以上の3点から、現行憲法は改憲で改めない限り存続し続けるとの現実問題に突き当たる。
要するに、所謂サヨク側がやっている神学論争化・ゴチャゴチャ論法による真面目な憲法論議を台無しにして改憲に至らせないことで現行憲法を温存するとのやり方と同じだ。
勇ましき「「現行憲法無効論」は実質的には改憲論議を進める上での有益性は低く「現行憲法温存」に与しているとの現実があることに気付いて欲しい。
これら3点の問題の整合性をとる為の労力があるなら、中身を議論した上で改憲する方が建設的だろうに・・・
当方の考え方と「現行憲法無効論」の最大の差異は、現行憲法無効化の手段の問題である。
当方は、現行憲法を改憲することで我々日本人にとって毒である現行憲法を無効化し、我々日本人が日常を幸福に波風なく継続するには改憲との手段しか選択肢がないと考えるからである。
しかしながら「現行憲法無効論」では現行憲法の廃棄のみが提示される。
「日本人が日常を継続する」との視点、方法が欠落している。
当方が過去、憲法研究した結果から出てきた立場としては、現行憲法の継続は我が国と我が国国民を不幸にしているとの状況認識から、我が国と我が国国民が幸福になる新たな憲法が必要だと考えたからだ。

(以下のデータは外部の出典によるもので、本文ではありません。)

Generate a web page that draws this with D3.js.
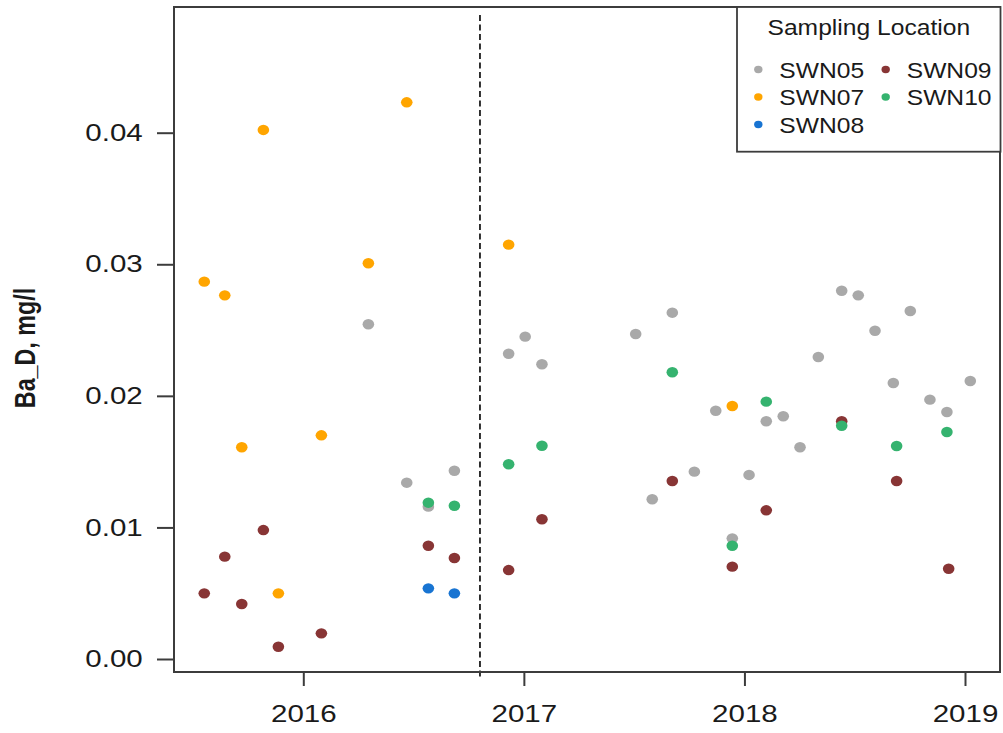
<!DOCTYPE html>
<html>
<head>
<meta charset="utf-8">
<script src="https://cdn.jsdelivr.net/npm/d3@7"></script>
<style>
  html, body { margin: 0; padding: 0; background: #ffffff; }
  svg { display: block; }
  text { font-family: "Liberation Sans", Arial, sans-serif; fill: #1a1a1a; }
</style>
</head>
<body>
<svg id="chart" width="1003" height="733"></svg>
<script>
// ---------- data ----------
const seriesNames = ["SWN05", "SWN07", "SWN08", "SWN09", "SWN10"];
const seriesColors = ["#a9a9a9", "#ffa500", "#1874d2", "#883535", "#35b36f"];

const swn05Years = [2016.295, 2016.469, 2016.567, 2016.685, 2016.931, 2017.006, 2017.082, 2017.507, 2017.582, 2017.673, 2017.773, 2017.870, 2017.945, 2018.021, 2018.099, 2018.176, 2018.252, 2018.335, 2018.441, 2018.516, 2018.592, 2018.675, 2018.752, 2018.841, 2018.918, 2019.024];
const swn05Values = [0.02544, 0.01340, 0.01158, 0.01431, 0.02320, 0.02450, 0.02240, 0.02470, 0.01214, 0.02632, 0.01424, 0.01887, 0.00917, 0.01399, 0.01807, 0.01845, 0.01609, 0.02295, 0.02799, 0.02764, 0.02495, 0.02098, 0.02645, 0.01971, 0.01877, 0.02113];

const swn07Years = [2015.551, 2015.644, 2015.721, 2015.819, 2015.887, 2016.082, 2016.295, 2016.469, 2016.931, 2017.945];
const swn07Values = [0.02868, 0.02764, 0.01609, 0.04021, 0.00499, 0.01700, 0.03008, 0.04231, 0.03149, 0.01923];

const swn08Years = [2016.567, 2016.685];
const swn08Values = [0.00537, 0.00499];

const swn09Years = [2015.551, 2015.644, 2015.721, 2015.819, 2015.887, 2016.082, 2016.567, 2016.685, 2016.931, 2017.082, 2017.673, 2017.945, 2018.099, 2018.441, 2018.690, 2018.926];
const swn09Values = [0.00499, 0.00778, 0.00418, 0.00980, 0.00093, 0.00195, 0.00861, 0.00768, 0.00676, 0.01062, 0.01353, 0.00702, 0.01130, 0.01807, 0.01353, 0.00686];

const swn10Years = [2016.567, 2016.685, 2016.931, 2017.082, 2017.673, 2017.945, 2018.099, 2018.441, 2018.690, 2018.918];
const swn10Values = [0.01188, 0.01165, 0.01480, 0.01621, 0.02179, 0.00861, 0.01956, 0.01773, 0.01619, 0.01725];

const xTicks = [2016, 2017, 2018, 2019];
const yTicks = [0.00, 0.01, 0.02, 0.03, 0.04];
const dividerYear = 2016.801;
const yTitle = "Ba_D, mg/l";
const legendTitle = "Sampling Location";

const seriesYears = [swn05Years, swn07Years, swn08Years, swn09Years, swn10Years];
const seriesValues = [swn05Values, swn07Values, swn08Values, swn09Values, swn10Values];

// ---------- layout ----------
const box = { left: 174, right: 1000, top: 7, bottom: 672 };
const sx = 1.23; // horizontal stretch of the original image

const x = d3.scaleLinear().domain([2016, 2019]).range([303.3, 965]);
const y = d3.scaleLinear().domain([0, 0.04]).range([659, 132.7]);

const svg = d3.select("#chart");

// dashed divider
svg.append("line")
  .attr("x1", x(dividerYear)).attr("x2", x(dividerYear))
  .attr("y1", 15).attr("y2", 677)
  .attr("stroke", "#000").attr("stroke-width", 1.6)
  .attr("stroke-dasharray", "6,3.5");

// points, drawn in series order
seriesNames.forEach((name, i) => {
  const pts = seriesYears[i].map((yr, j) => ({ yr, v: seriesValues[i][j] }));
  svg.append("g").selectAll("ellipse").data(pts).join("ellipse")
    .attr("cx", d => x(d.yr))
    .attr("cy", d => y(d.v))
    .attr("rx", 5.8).attr("ry", 5.2)
    .attr("fill", seriesColors[i]);
});

// y axis
const yAxis = svg.append("g")
  .attr("transform", `translate(${box.left},0)`)
  .call(d3.axisLeft(y).tickValues(yTicks).tickFormat(d3.format(".2f")).tickSize(17).tickSizeOuter(0));
yAxis.select(".domain").remove();
yAxis.selectAll(".tick line").attr("stroke", "#3c3c3c").attr("stroke-width", 2);
yAxis.selectAll(".tick text")
  .attr("x", -31.3 / sx)
  .attr("transform", `scale(${sx},1)`)
  .attr("font-size", 24)
  .attr("fill", "#1a1a1a")
  .style("font-family", '"Liberation Sans", Arial, sans-serif');

// x axis
const xAxis = svg.append("g")
  .attr("transform", `translate(0,${box.bottom})`)
  .call(d3.axisBottom(x).tickValues(xTicks).tickFormat(d3.format("d")).tickSize(14).tickSizeOuter(0));
xAxis.select(".domain").remove();
xAxis.selectAll(".tick line").attr("stroke", "#3c3c3c").attr("stroke-width", 2);
xAxis.selectAll(".tick text")
  .attr("y", 33.3)
  .attr("transform", `scale(${sx},1)`)
  .attr("font-size", 24)
  .attr("fill", "#1a1a1a")
  .style("font-family", '"Liberation Sans", Arial, sans-serif');

// plot box
svg.append("rect")
  .attr("x", box.left).attr("y", box.top)
  .attr("width", box.right - box.left).attr("height", box.bottom - box.top)
  .attr("fill", "none").attr("stroke", "#3c3c3c").attr("stroke-width", 2);

// y title
svg.append("text")
  .attr("transform", `translate(35,348) scale(${sx},1) rotate(-90)`)
  .attr("text-anchor", "middle")
  .attr("font-size", 23.3)
  .attr("font-weight", "bold")
  .attr("fill", "#000")
  .text(yTitle);

// legend
const lg = svg.append("g");
lg.append("rect")
  .attr("x", 737).attr("y", 7).attr("width", 263.5).attr("height", 144.7)
  .attr("fill", "#fff").attr("stroke", "#3c3c3c").attr("stroke-width", 1.8);
lg.append("text")
  .attr("transform", `translate(868.8,35) scale(1.12,1)`)
  .attr("text-anchor", "middle")
  .attr("font-size", 22)
  .text(legendTitle);

const legendCols = [758.3, 885.7];
const legendRows = [69.5, 97, 124.5];
seriesNames.forEach((name, i) => {
  const col = i < 3 ? 0 : 1;
  const row = i < 3 ? i : i - 3;
  const cx = legendCols[col], cy = legendRows[row];
  lg.append("ellipse")
    .attr("cx", cx).attr("cy", cy).attr("rx", 4.2).attr("ry", 3.7)
    .attr("fill", seriesColors[i]);
  lg.append("text")
    .attr("transform", `translate(${cx + 21},${cy + 8}) scale(1.12,1)`)
    .attr("font-size", 22)
    .text(name);
});
</script>
</body>
</html>
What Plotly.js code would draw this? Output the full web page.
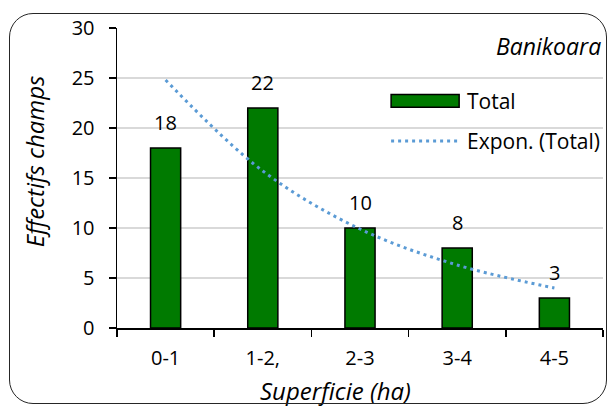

もう一度言う。目的は我が国と我が国国民の幸福の増進である。
その手段として、現行憲法をその目的に合致した憲法へと改憲するのが王道だと考えている。
当方の発想は、我が国と我が国国民の幸福が軸足にあるので、「現行憲法無効論」を真面目に聞けば聞くほど疑問に思うのが「破棄した後の我が国憲法はどの様なものにするつもりなのか?」なのである。
目的達成の為の手段としては、A:現行憲法の用途廃止、B:我が国と我が国国民の幸福に資する内容の新憲法発布のA+Bがワンセットで必要だと思っている。
「現行憲法無効論」はAのみで唱えられているのが大多数だ。
これでは目的をちっとも達成しない。
目的達成の為には真面目にBの内容部分を議論すべきだと考えている。
現行憲法の何処が問題で、それをどの様に改善するのか、との内容こそが重要なのであり、
内容議論を避け、Aの現行憲法の用途廃止だけを主張するのは単なる破壊主義である。
「現行憲法無効論」を述べている方にあらためて問いたい。
現行憲法を破壊することが目的なのか?と
破壊のみを目的にした先例としては、紅衛兵が「文化大革命」と称して同じ人民を圧殺・破壊して、何も共産主義国家に有益な事態や制度を建設しなかった歴史がある。
あれと同じに見える。破壊目標は目の前にあり簡単で威勢が良いが、それだけでは何も生まない。
Bの「我が国と我が国国民の幸福に資する内容の新憲法」の内容議論を他人任せにするのならば言論側でのみ活動するのではなく行動側で行動しなさい。
行動なき現行憲法無効論は言論上ではサヨク「護憲」論法と大差ない。
現行憲法を破棄するだけじゃ不充分、我々日本人の幸福、我々の孫・子の世代の日本人の幸福に相応しい憲法が必要なのだ。
正しく内容を把握して、現行憲法の何処をどの様に改正すれば良いのか?を明確にし、その上で、どんな憲法が望ましいのかを一緒に考えていきたいのだ。
今は、先ず何が問題なのかを抽出したいと憲法を逐条的に読んでいる状態だ。
読んで問題だと思ったら、どの部分が問題かを明示し、問題だと思った理由を開示して問題意識を一緒に考えていただき、その問題意識に同意出来るか否かの問い掛けをしている。
当方が提示した問題に同意いただければ、その部分は改正すべきとの意志一致が出来る箇所になるだろう。或いは当方が問題視していない部分に問題あると考えている方もいよう。
その場合はどの部分なのか、どんな理由で問題だと考えているのかをご紹介いただき度い。
看板やレッテルではなく、実際の条文内容を読んだ上で一緒に考えていきたい。
憲法問題は我々日本人全体が係る話なのだから。